Part of a data file:
+++

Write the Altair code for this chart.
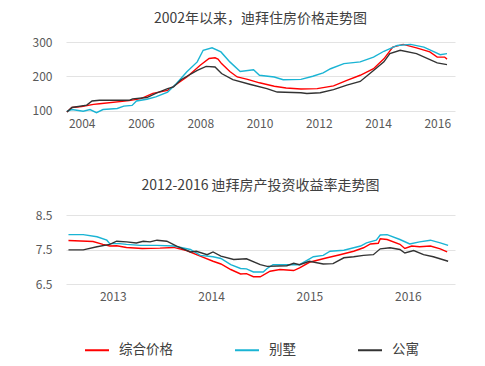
import altair as alt
import pandas as pd

FONT = "Noto Sans CJK SC"
SERIES = ["综合价格", "别墅", "公寓"]
COLORS = ["#FF0000", "#1AB4D4", "#333333"]

# ---- Top chart: house price index since 2002 ----
red_t_x = [2003.5, 2003.67, 2004.0, 2004.4, 2004.6, 2005.6, 2006.0, 2006.4, 2006.9, 2007.1, 2007.55, 2008.0, 2008.3, 2008.5, 2008.6, 2008.72, 2009.0, 2009.25, 2009.6, 2010.0, 2010.5, 2010.9, 2011.4, 2011.95, 2012.5, 2012.95, 2013.4, 2013.85, 2014.2, 2014.5, 2014.85, 2015.3, 2015.75, 2016.0, 2016.25, 2016.33]
red_t_y = [96, 109, 112, 118, 120, 129, 135, 150, 159, 171, 198, 232, 252, 254, 250, 237, 214, 198, 191, 181, 171, 166, 163, 164, 172, 188, 203, 222, 251, 285, 293, 283, 271, 256, 256, 250]

blue_t_x = [2003.5, 2003.67, 2004.05, 2004.28, 2004.5, 2004.72, 2005.2, 2005.42, 2005.7, 2005.85, 2006.2, 2006.5, 2006.9, 2007.2, 2007.55, 2007.9, 2008.1, 2008.4, 2008.7, 2009.0, 2009.35, 2009.8, 2010.0, 2010.5, 2010.8, 2011.4, 2011.8, 2012.15, 2012.4, 2012.85, 2013.4, 2013.85, 2014.2, 2014.65, 2015.1, 2015.55, 2015.9, 2016.1, 2016.33]
blue_t_y = [98, 103, 98, 103, 94, 103, 106, 113, 115, 128, 133, 140, 154, 179, 213, 242, 276, 283, 271, 242, 214, 219, 203, 198, 190, 191, 200, 210, 222, 237, 242, 256, 273, 290, 293, 285, 271, 263, 266]

black_t_x = [2003.5, 2003.67, 2004.17, 2004.35, 2004.6, 2005.6, 2005.72, 2006.2, 2006.5, 2006.9, 2007.1, 2007.35, 2007.9, 2008.2, 2008.5, 2008.72, 2009.1, 2009.7, 2010.25, 2010.6, 2011.4, 2011.6, 2012.05, 2012.5, 2012.95, 2013.4, 2013.85, 2014.2, 2014.4, 2014.75, 2015.3, 2016.0, 2016.33]
black_t_y = [96, 109, 116, 128, 130, 130, 134, 138, 150, 164, 169, 190, 217, 229, 227, 208, 190, 176, 164, 154, 152, 150, 152, 161, 174, 185, 217, 242, 266, 276, 266, 239, 234]

# ---- Bottom chart: rental yield 2012-2016 ----
red_b_x = [2012.55, 2012.8, 2012.9, 2012.97, 2013.04, 2013.14, 2013.3, 2013.48, 2013.62, 2013.75, 2013.89, 2014.02, 2014.1, 2014.2, 2014.3, 2014.36, 2014.43, 2014.5, 2014.6, 2014.7, 2014.84, 2014.9, 2015.0, 2015.18, 2015.3, 2015.45, 2015.55, 2015.62, 2015.7, 2015.72, 2015.79, 2015.92, 2015.97, 2016.04, 2016.12, 2016.23, 2016.33, 2016.4]
red_b_y = [7.76, 7.73, 7.65, 7.60, 7.61, 7.56, 7.53, 7.54, 7.56, 7.47, 7.31, 7.16, 7.08, 6.92, 6.79, 6.80, 6.71, 6.71, 6.87, 6.92, 6.89, 6.97, 7.13, 7.26, 7.34, 7.45, 7.55, 7.66, 7.68, 7.81, 7.79, 7.65, 7.53, 7.60, 7.58, 7.60, 7.52, 7.43]

blue_b_x = [2012.55, 2012.7, 2012.84, 2012.94, 2012.97, 2013.07, 2013.14, 2013.28, 2013.45, 2013.62, 2013.79, 2013.89, 2014.02, 2014.1, 2014.2, 2014.3, 2014.36, 2014.43, 2014.53, 2014.57, 2014.63, 2014.77, 2014.9, 2015.04, 2015.14, 2015.21, 2015.35, 2015.52, 2015.58, 2015.68, 2015.72, 2015.79, 2015.92, 2016.02, 2016.12, 2016.23, 2016.33, 2016.41]
blue_b_y = [7.93, 7.93, 7.87, 7.77, 7.67, 7.67, 7.65, 7.62, 7.62, 7.60, 7.50, 7.33, 7.29, 7.24, 7.06, 6.95, 6.94, 6.85, 6.85, 6.95, 7.06, 7.06, 7.06, 7.29, 7.33, 7.45, 7.48, 7.60, 7.69, 7.77, 7.92, 7.93, 7.79, 7.66, 7.72, 7.77, 7.69, 7.62]

black_b_x = [2012.55, 2012.7, 2012.84, 2012.97, 2013.04, 2013.14, 2013.24, 2013.31, 2013.38, 2013.45, 2013.55, 2013.65, 2013.79, 2013.85, 2013.96, 2014.02, 2014.1, 2014.23, 2014.36, 2014.5, 2014.57, 2014.77, 2014.84, 2014.9, 2015.0, 2015.14, 2015.24, 2015.35, 2015.45, 2015.55, 2015.65, 2015.72, 2015.82, 2015.92, 2015.97, 2016.06, 2016.16, 2016.26, 2016.41]
black_b_y = [7.49, 7.49, 7.58, 7.65, 7.74, 7.72, 7.69, 7.74, 7.72, 7.77, 7.74, 7.60, 7.43, 7.45, 7.35, 7.43, 7.31, 7.21, 7.23, 7.06, 7.01, 7.03, 7.10, 7.06, 7.16, 7.08, 7.09, 7.26, 7.29, 7.33, 7.35, 7.52, 7.55, 7.50, 7.40, 7.47, 7.35, 7.29, 7.16]


def frame(xs_list, ys_list):
    rows = []
    for name, xs, ys in zip(SERIES, xs_list, ys_list):
        for i, (x, y) in enumerate(zip(xs, ys)):
            rows.append({"series": name, "x": x, "y": y, "order": i})
    return pd.DataFrame(rows)


top_df = frame([red_t_x, blue_t_x, black_t_x], [red_t_y, blue_t_y, black_t_y])
bot_df = frame([red_b_x, blue_b_x, black_b_x], [red_b_y, blue_b_y, black_b_y])

color = alt.Color(
    "series:N",
    scale=alt.Scale(domain=SERIES, range=COLORS),
    legend=alt.Legend(
        title=None, orient="none", direction="horizontal",
        legendX=18, legendY=295,
        symbolType="stroke", symbolSize=576, symbolStrokeWidth=2,
        labelFontSize=13.5, labelColor="#404040", labelFont=FONT,
        columnPadding=58, labelOffset=9,
    ),
)

axis_common = dict(
    labelFont=FONT, labelColor="#595959", labelFontSize=12,
    domain=False, ticks=False, title=None,
)

top = alt.Chart(top_df).mark_line(strokeWidth=1.4).encode(
    x=alt.X("x:Q", scale=alt.Scale(domain=[2003.47, 2016.6], nice=False, zero=False),
            axis=alt.Axis(values=[2004, 2006, 2008, 2010, 2012, 2014, 2016], format="d",
                          grid=False, labelPadding=4, **axis_common)),
    y=alt.Y("y:Q", scale=alt.Scale(domain=[90, 300], nice=False, zero=False),
            axis=alt.Axis(values=[100, 200, 300], grid=True, gridColor="#e3e3e3",
                          labelPadding=14, minExtent=40, **axis_common)),
    color=color,
    order="order:Q",
).properties(
    width=389, height=72,
    title=alt.TitleParams("2002年以来，迪拜住房价格走势图", font=FONT, fontSize=14,
                          fontWeight="normal", color="#404040", offset=10),
)

bottom = alt.Chart(bot_df).mark_line(strokeWidth=1.4).encode(
    x=alt.X("x:Q", scale=alt.Scale(domain=[2012.525, 2016.48], nice=False, zero=False),
            axis=alt.Axis(values=[2013, 2014, 2015, 2016], format="d",
                          grid=False, labelPadding=7, **axis_common)),
    y=alt.Y("y:Q", scale=alt.Scale(domain=[6.5, 8.5], nice=False, zero=False),
            axis=alt.Axis(values=[6.5, 7.5, 8.5], format=".1f", grid=True, gridColor="#e3e3e3",
                          labelPadding=14, minExtent=40, **axis_common)),
    color=color,
    order="order:Q",
).properties(
    width=389, height=69,
    title=alt.TitleParams("2012-2016 迪拜房产投资收益率走势图", font=FONT, fontSize=14,
                          fontWeight="normal", color="#404040", offset=16),
)

chart = alt.vconcat(top, bottom, spacing=50).properties(
    padding={"left": 18, "top": 4, "right": 5, "bottom": 5},
).configure_view(stroke=None).configure_title(anchor="middle")

chart.save("out.html", embed_options={"renderer": "svg", "actions": False})
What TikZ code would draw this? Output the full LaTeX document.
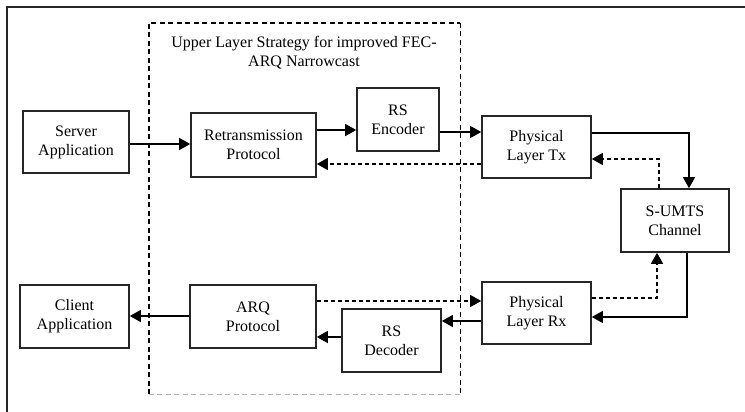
\documentclass[tikz,border=0pt]{standalone}
\usepackage{fontspec}
\setmainfont{Liberation Serif}
\usetikzlibrary{arrows.meta,calc}
\begin{document}
\begin{tikzpicture}[x=1pt,y=-1pt,
  blk/.style={draw=black!85,line width=1.6pt,rectangle,align=center,inner sep=0pt,
    font=\fontsize{16}{19}\selectfont},
  arr/.style={line width=1.3pt,-{Triangle[length=11pt,width=12pt]}},
  darr/.style={arr,dash pattern=on 4pt off 3pt},
  dashbox/.style={line width=1.6pt,dash pattern=on 5pt off 3.5pt}
]
\useasboundingbox (0,0) rectangle (745,412);
% outer frame
\coordinate (frameBL) at (7,412);
\coordinate (frameTR) at (745,7);
\draw[line width=2pt,black!85] (frameBL) |- (frameTR);
% container
\node[draw=none,minimum width=311pt,minimum height=371pt,inner sep=0pt] (upper) at (304.5,208.5) {};
\draw[dashbox] (upper.south west) |- (upper.north east);
\draw[line width=1pt,dash pattern=on 5pt off 3.5pt] (upper.north east) -- (upper.south east);
\draw[line width=1pt,black!30,dash pattern=on 5pt off 3.5pt] (upper.south west) -- (upper.south east);
\node[align=center,font=\fontsize{16}{19}\selectfont] (title) at (304,53) {Upper Layer Strategy for improved FEC-\\ARQ Narrowcast};
% blocks
\node[blk,minimum width=106pt,minimum height=62pt] (server) at (76,142) {Server\\Application};
\node[blk,minimum width=125pt,minimum height=64pt] (retrans) at (253.5,145) {Retransmission\\Protocol};
\node[blk,minimum width=82pt,minimum height=63pt] (rse) at (398,119.5) {RS\\Encoder};
\node[blk,minimum width=109pt,minimum height=62pt] (tx) at (536.5,147) {Physical\\Layer Tx};
\node[blk,minimum width=108pt,minimum height=63pt] (sumts) at (675,220.5) {S-UMTS\\Channel};
\node[blk,minimum width=109pt,minimum height=62pt] (rx) at (536.5,313) {Physical\\Layer Rx};
\node[blk,minimum width=109pt,minimum height=63pt] (client) at (74.5,316.5) {Client\\Application};
\node[blk,minimum width=126pt,minimum height=63pt] (arq) at (253,316.5) {ARQ\\Protocol};
\node[blk,minimum width=99pt,minimum height=63pt] (rsd) at (391.5,340.5) {RS\\Decoder};
% connectors
\draw[arr] (server.east |- 0,144) -- (retrans.west |- 0,144);
\draw[arr] (retrans.east |- 0,130) -- (rse.west |- 0,130);
\draw[arr] (rse.east |- 0,132) -- (tx.west |- 0,132);
\draw[arr] (tx.east |- 0,133) -| (sumts.north -| 689,0);
\draw[darr] (sumts.north -| 659,0) |- (tx.east |- 0,159);
\draw[darr] (tx.west |- 0,164) -- (retrans.east |- 0,164);
\draw[arr] (sumts.south -| 687,0) |- (rx.east |- 0,317);
\draw[darr] (rx.east |- 0,298) -| (sumts.south -| 657,0);
\draw[darr] (arq.east |- 0,301) -- (rx.west |- 0,301);
\draw[arr] (rx.west |- 0,321) -- (rsd.east |- 0,321);
\draw[arr] (rsd.west |- 0,337) -- (arq.east |- 0,337);
\draw[arr] (arq.west |- 0,316) -- (client.east |- 0,316);
\end{tikzpicture}
\end{document}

+++

Your task: In the data above, please extract the lines from the first one through the line with "256, 256, 250]", exactly, and keep pictures out.

Written reply:
Write the Altair code for this chart.
import altair as alt
import pandas as pd

FONT = "Noto Sans CJK SC"
SERIES = ["综合价格", "别墅", "公寓"]
COLORS = ["#FF0000", "#1AB4D4", "#333333"]

# ---- Top chart: house price index since 2002 ----
red_t_x = [2003.5, 2003.67, 2004.0, 2004.4, 2004.6, 2005.6, 2006.0, 2006.4, 2006.9, 2007.1, 2007.55, 2008.0, 2008.3, 2008.5, 2008.6, 2008.72, 2009.0, 2009.25, 2009.6, 2010.0, 2010.5, 2010.9, 2011.4, 2011.95, 2012.5, 2012.95, 2013.4, 2013.85, 2014.2, 2014.5, 2014.85, 2015.3, 2015.75, 2016.0, 2016.25, 2016.33]
red_t_y = [96, 109, 112, 118, 120, 129, 135, 150, 159, 171, 198, 232, 252, 254, 250, 237, 214, 198, 191, 181, 171, 166, 163, 164, 172, 188, 203, 222, 251, 285, 293, 283, 271, 256, 256, 250]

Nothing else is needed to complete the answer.